Instructions to follow
Beginning with the first line, set down every line through the one containing "text width=231pt, text", exactly as it appears, but not the pictures.

Supplied information
- - - - - - -

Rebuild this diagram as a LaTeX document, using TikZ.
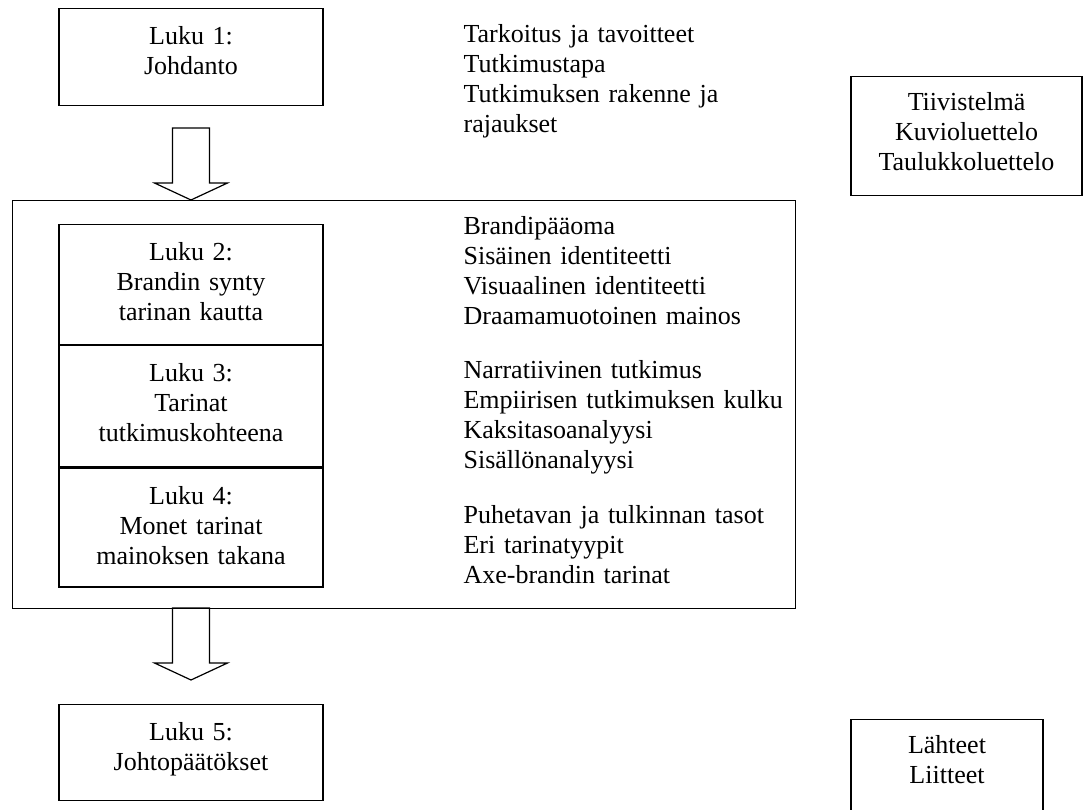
\documentclass[tikz,border=0pt]{standalone}
\usepackage{fontspec}
\setmainfont{Liberation Serif}
\usetikzlibrary{positioning}

\begin{document}
\begin{tikzpicture}[x=1pt, y=-1pt,
    line width=1.2pt,
    font=\fontsize{26pt}{30pt}\selectfont,
    % --- Styles ---
    chapterBox/.style={
      draw,
      rectangle,
      inner sep=0pt,
      anchor=north,
      text width=264pt,
      align=center,
      text height=36pt,
      text depth=#1
    },
    outerBox/.style={
      draw,
      rectangle,
      inner sep=0pt,
      anchor=north west
    },
    topicList/.style={
      anchor=base west,
      inner sep=0pt,
      text width=360pt,
      align=left
    },
    blockArrow/.style={
      draw,
      line join=miter
    }
]
\useasboundingbox (0,0) rectangle (1084,810);

%=====================
% Top: chapter 1 and front matter
%=====================
\node[chapterBox=61pt] (luku1) at (191,8) {Luku 1:\\Johdanto};
\node[topicList] (topics1) at (463,43) {Tarkoitus ja tavoitteet\\Tutkimustapa\\Tutkimuksen rakenne ja\\rajaukset};
\node[chapterBox=85pt, text width=231pt, text height=34pt] (frontMatter) at (966.5,76) {Tiivistelmä\\Kuvioluettelo\\Taulukkoluettelo};

%=====================
% Middle: chapters 2-4 inside the main frame
%=====================
\node[outerBox, minimum width=783pt, minimum height=408pt] (mainBox) at (12,200) {};
\node[chapterBox=84pt] (luku2) at (191,224) {Luku 2:\\Brandin synty\\tarinan kautta};
\node[chapterBox=85pt, below=0pt of luku2] (luku3) {Luku 3:\\Tarinat\\tutkimuskohteena};
\node[chapterBox=83pt, below=0pt of luku3] (luku4) {Luku 4:\\Monet tarinat\\mainoksen takana};
\node[topicList] (topics2) at (463,235) {Brandipääoma\\Sisäinen identiteetti\\Visuaalinen identiteetti\\Draamamuotoinen mainos};
\node[topicList] (topics3) at (463,378) {Narratiivinen tutkimus\\Empiirisen tutkimuksen kulku\\Kaksitasoanalyysi\\Sisällönanalyysi};
\node[topicList] (topics4) at (463,523) {Puhetavan ja tulkinnan tasot\\Eri tarinatyypit\\Axe-brandin tarinat};

%=====================
% Bottom: chapter 5 and back matter
%=====================
\node[chapterBox=60pt] (luku5) at (191,704) {Luku 5:\\Johtopäätökset};
\node[chapterBox=59pt, text width=192pt, text height=34pt] (backMatter) at (947,719) {Lähteet\\Liitteet};

%=====================
% Hollow arrows between the blocks
%=====================
\coordinate (tipA) at (luku1.south |- mainBox.north);
\coordinate (tipB) at (191,680);
\draw[blockArrow] (tipA) -- ++(-36.5,-17) -- ++(18,0) -- ++(0,-55) -- ++(37,0) -- ++(0,55) -- ++(18,0) -- cycle;
\draw[blockArrow] (tipB) -- ++(-36.5,-17) -- ++(18,0) -- ++(0,-55) -- ++(37,0) -- ++(0,55) -- ++(18,0) -- cycle;

\end{tikzpicture}
\end{document}
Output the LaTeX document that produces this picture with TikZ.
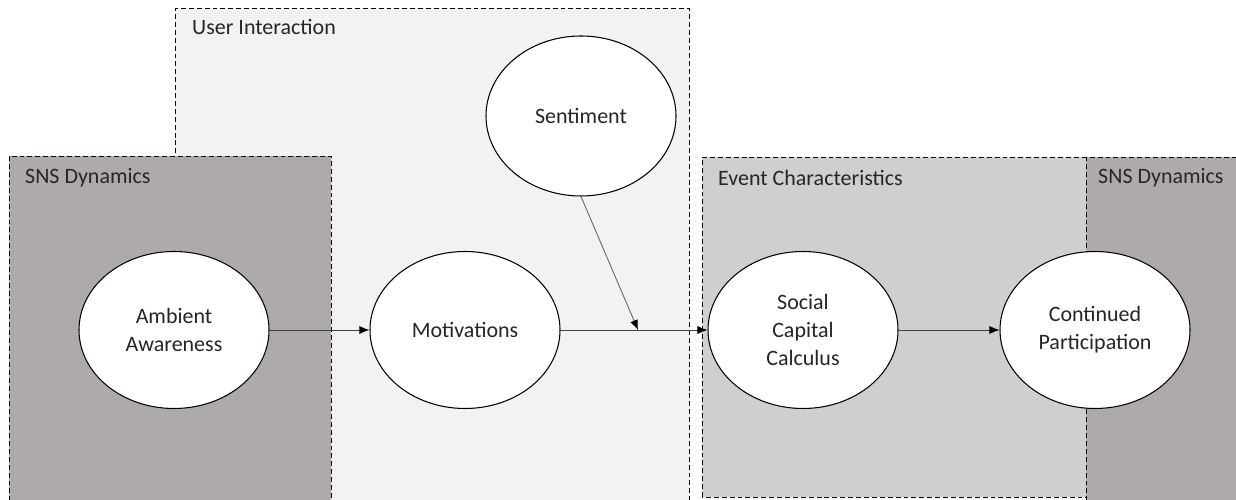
\documentclass[tikz,border=0pt]{standalone}
\usepackage{fontspec}
\setmainfont{Carlito}
\usetikzlibrary{arrows.meta, positioning, shapes.geometric}
\definecolor{uifill}{HTML}{F2F2F2}
\definecolor{ecfill}{HTML}{D0CECE}
\definecolor{snsfill}{HTML}{AEAAAA}
\definecolor{linegray}{HTML}{404040}

\begin{document}
\begin{tikzpicture}[>={Latex[length=2mm,width=1.6mm,black]},
  txt/.style={font=\fontsize{12.5}{16}\selectfont, text=black!85},
  grp/.style={draw=black, dash pattern=on 2.8pt off 1.7pt, line width=0.5pt},
  construct/.style={ellipse, draw=black, fill=white, line width=0.6pt, txt, align=center, minimum width=3.8cm, minimum height=3.14cm, inner sep=0pt},
  link/.style={->, draw=linegray, line width=0.5pt}]
\useasboundingbox (0,0) rectangle (24.72,10);
\clip (0,0) rectangle (24.72,10);

% groups
\draw[grp, fill=uifill] (3.51,-0.5) rectangle (13.79,9.83);
\draw[grp, fill=snsfill] (0.18,-0.5) rectangle (6.62,6.88);
\draw[grp, fill=ecfill] (14.04,0.06) rectangle (21.72,6.86);
\draw[grp, fill=snsfill] (21.72,-0.5) rectangle (25,6.86);

\node[txt, anchor=west] (uilabel) at (3.72,9.46) {User Interaction};
\node[txt, anchor=west] (snslabelA) at (0.38,6.45) {SNS Dynamics};
\node[txt, anchor=west] (eclabel) at (14.24,6.45) {Event Characteristics};
\node[txt, anchor=west] (snslabelB) at (21.84,6.45) {SNS Dynamics};

% constructs
\node[construct] (AA) at (3.48,3.4) {Ambient\\Awareness};
\node[construct] (MO) at (9.3,3.4) {Motivations};
\node[construct] (SC) at (16.06,3.4) {Social\\Capital\\Calculus};
\node[construct] (CP) at (21.9,3.4) {Continued\\Participation};
\node[construct, minimum height=3.2cm] (SE) at (11.62,7.68) {Sentiment};
\coordinate (mod) at (12.76,3.4);

% paths
\draw[link] (AA) -- (MO);
\draw[link] (MO) -- (SC);
\draw[link, draw=black!60] (SE.south) -- (mod);
\draw[link] (SC) -- (CP);
\end{tikzpicture}
\end{document}
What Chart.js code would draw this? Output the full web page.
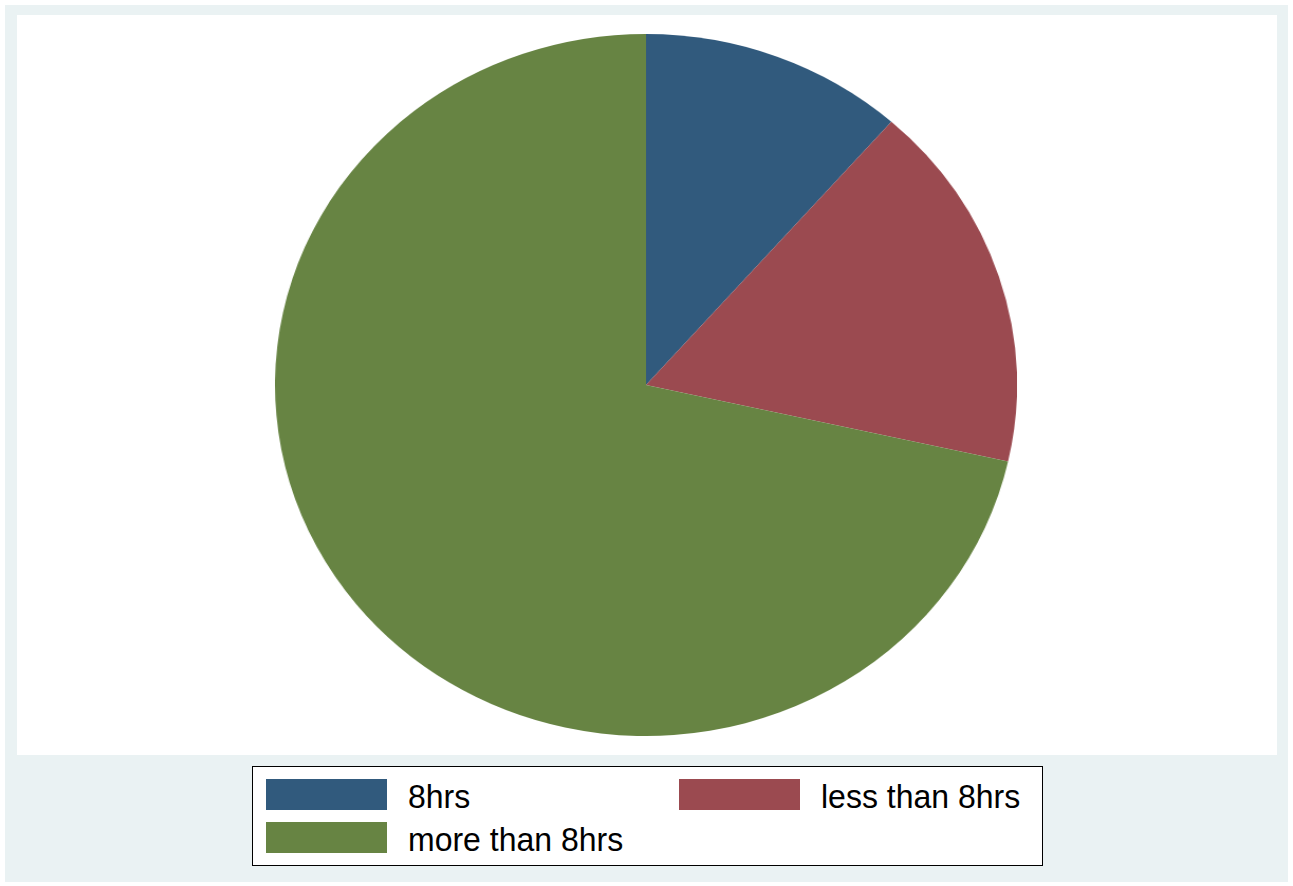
<!DOCTYPE html>
<html>
<head>
<meta charset="utf-8">
<script src="https://cdn.jsdelivr.net/npm/chart.js@4"></script>
<style>
  html, body { margin: 0; padding: 0; background: #fff; }
  body { width: 1293px; height: 886px; position: relative; overflow: hidden; font-family: "Liberation Sans", Arial, sans-serif; }
  #marco { position: absolute; left: 5px; top: 5px; width: 1283px; height: 877px; background: #eaf2f3; }
  #area { position: absolute; left: 17px; top: 15px; width: 1260px; height: 740px; background: #fff; }
  #pastel { position: absolute; left: 278px; top: 19px; width: 702px; height: 702px; transform: scaleX(1.057); transform-origin: center; }
  #leyenda { position: absolute; left: 252px; top: 766px; width: 789px; height: 98px; background: #fff; border: 1px solid #000; }
  .item { position: absolute; height: 31px; }
  .caja { position: absolute; left: 0; top: 0; width: 121px; height: 31px; }
  .texto { position: absolute; left: 142px; top: 0px; font-size: 32px; line-height: 35px; white-space: nowrap; color: #000; transform: scaleY(1.05); transform-origin: left center; }
</style>
</head>
<body>
<div id="marco"></div>
<div id="area">
  <div id="pastel"><canvas id="grafica"></canvas></div>
</div>
<div id="leyenda"></div>

<script>
  const categorias = ['8hrs', 'less than 8hrs', 'more than 8hrs'];
  const porcentajes = [11.5, 17, 71.5];
  const colores = ['#315a7d', '#9b4a50', '#678443'];

  const grafica = document.getElementById('grafica');

  new Chart(grafica, { // pastel, empieza arriba y gira en sentido horario
    type: 'pie',
    data: {
      labels: categorias,
      datasets: [{
        data: porcentajes,
        backgroundColor: colores,
        borderWidth: 0
      }]
    },
    options: {
      responsive: true,
      maintainAspectRatio: false,
      animation: false,
      layout: { padding: 0 },
      plugins: {
        legend: { display: false },
        tooltip: { enabled: false }
      }
    }
  });

  // leyenda en dos columnas debajo del area
  const leyenda = document.getElementById('leyenda');
  const posiciones = [[13, 12], [426, 12], [13, 55]];
  categorias.forEach((nombre, i) => {
    const item = document.createElement('div');
    item.className = 'item';
    item.style.left = posiciones[i][0] + 'px';
    item.style.top = posiciones[i][1] + 'px';
    item.innerHTML = `<div class="caja" style="background:${colores[i]}"></div><div class="texto">${nombre}</div>`;
    leyenda.appendChild(item);
  });
</script>
</body>
</html>
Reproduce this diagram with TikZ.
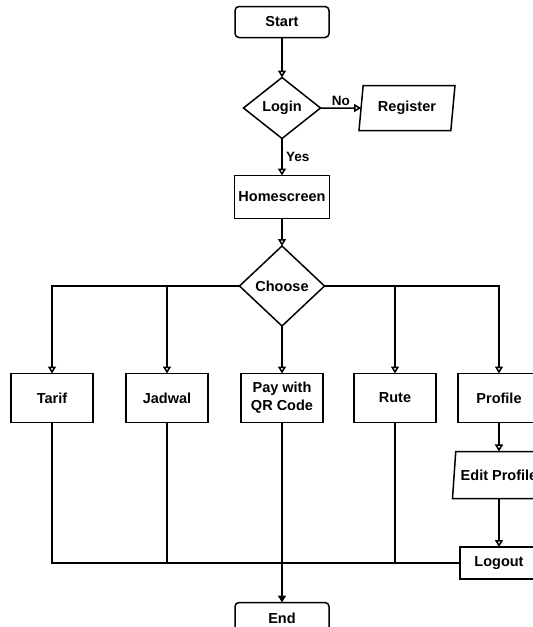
\documentclass[tikz,border=0pt]{standalone}
\usepackage{fontspec}
\setmainfont{Liberation Sans}
\usetikzlibrary{shapes.geometric,arrows.meta}
\tikzstyle{every node}=[font=\fontsize{14.5}{18}\selectfont\bfseries, inner sep=0, outer sep=0]
\tikzstyle{terminal}=[draw, rounded corners=4pt, minimum width=94pt, minimum height=31pt]
\tikzstyle{process}=[draw, minimum width=82pt, minimum height=49pt, align=center]
\tikzstyle{decision}=[draw, diamond, aspect=1]
\tikzstyle{io}=[draw, trapezium, trapezium left angle=73, trapezium right angle=107, trapezium stretches body]
\tikzstyle{flow}=[-{Triangle[open,length=7pt,width=8pt]}]
\tikzstyle{branch}=[font=\fontsize{13.5}{15}\selectfont\bfseries]

\begin{document}
\begin{tikzpicture}[x=1pt,y=-1pt,line width=1.5pt]
		\useasboundingbox (0,0) rectangle (533,627);
		\clip (0,0) rectangle (533,627);
		\node[terminal] (start) at (282,22) {Start};
		\node[decision,minimum width=77pt,minimum height=61pt] (login) at (282,108) {Login};
		\node[io,minimum width=96pt,minimum height=45pt] (register) at (407,108) {Register};
		\node[process,minimum width=95pt,minimum height=43pt] (home) at (282,197) {Homescreen};
		\node[decision,minimum width=85pt,minimum height=80pt] (choose) at (282,286) {Choose};
		\node[process] (tarif) at (52,398) {Tarif};
		\node[process] (jadwal) at (167,398) {Jadwal};
		\node[process] (pay) at (282,398) {Pay with\\QR Code};
		\node[process] (rute) at (395,398) {Rute};
		\node[process] (profile) at (499,398) {Profile};
		\node[io,minimum width=93pt,minimum height=47pt] (edit) at (499,475) {Edit Profile};
		\node[process,minimum width=78pt,minimum height=32pt] (logout) at (499,563) {Logout};
		\node[terminal] (end) at (282,618) {End};
		\draw[flow] (start) -- (login);
		\draw[flow] (login) -- node[branch,above=2pt] {No} (register);
		\draw[flow] (login) -- node[branch,right=4pt] {Yes} (home);
		\draw[flow] (home) -- (choose);
		\draw[flow] (choose.west) -| (tarif);
		\draw[flow] (choose.west) -| (jadwal);
		\draw[flow] (choose) -- (pay);
		\draw[flow] (choose.east) -| (rute);
		\draw[flow] (choose.east) -| (profile);
		\draw[flow] (profile) -- (edit);
		\draw[flow] (edit) -- (logout);
		\draw (tarif) |- (logout);
		\draw (jadwal) -- (jadwal |- logout);
		\draw (rute) -- (rute |- logout);
		\draw[-{Triangle[length=7pt,width=8pt]}] (pay) -- (end);
	\end{tikzpicture}
\end{document}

- - - - - - -

Result
Rebuild this diagram as a LaTeX document, using TikZ.
\documentclass[tikz,border=0pt]{standalone}
\usepackage{fontspec}
\setmainfont{Liberation Serif}
\usetikzlibrary{positioning}

\begin{document}
\begin{tikzpicture}[x=1pt, y=-1pt,
    line width=1.2pt,
    font=\fontsize{26pt}{30pt}\selectfont,
    % --- Styles ---
    chapterBox/.style={
      draw,
      rectangle,
      inner sep=0pt,
      anchor=north,
      text width=264pt,
      align=center,
      text height=36pt,
      text depth=#1
    },
    outerBox/.style={
      draw,
      rectangle,
      inner sep=0pt,
      anchor=north west
    },
    topicList/.style={
      anchor=base west,
      inner sep=0pt,
      text width=360pt,
      align=left
    },
    blockArrow/.style={
      draw,
      line join=miter
    }
]
\useasboundingbox (0,0) rectangle (1084,810);

%=====================
% Top: chapter 1 and front matter
%=====================
\node[chapterBox=61pt] (luku1) at (191,8) {Luku 1:\\Johdanto};
\node[topicList] (topics1) at (463,43) {Tarkoitus ja tavoitteet\\Tutkimustapa\\Tutkimuksen rakenne ja\\rajaukset};
\node[chapterBox=85pt, text width=231pt, text height=34pt] (frontMatter) at (966.5,76) {Tiivistelmä\\Kuvioluettelo\\Taulukkoluettelo};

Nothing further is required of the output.